There are a lot of good Iowa schools, and your situation and interests are unique. However, I want to provide a couple examples of colleges in Iowa with particular strengths, and I think you’ll see the method I describe above in action (at least for items #1 and #2).


Coe College – Physics

Coe has an amazing reputation for its size in the world of physics. You’ll note faculty accomplishments and special student opportunities available.


University of Northern Iowa – Teaching

Large, diverse universities like UNI also have specialties, even though they do many things well. One thing UNI is outstanding at is its teacher education program.

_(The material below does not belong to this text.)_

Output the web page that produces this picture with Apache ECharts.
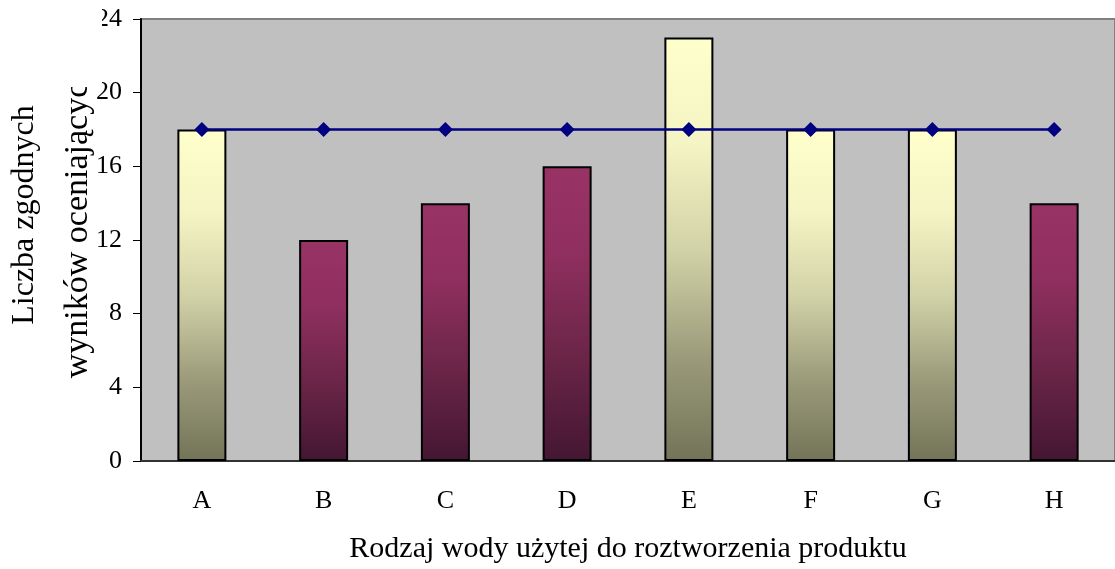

Luther College – Study Abroad

This is not a department per se, but rather a focus of the college. Luther is the top school in Iowa sending its students abroad in a variety of programs, and clearly if your student is interested in this type of experience, Luther is one to consider.


Mount Mercy – Nursing

To prove the rule above, even though Mt Mercy does graduate programs in Nursing, it has a strong reputation for its undergrad degree.


Finding the right college comes down to getting the right “fit”, and academic fit is a crucial component. By determining what your student is interested in studying, and then analyzing the strengths of prospective schools, you’ll go a long way towards ensuring an awesome college education!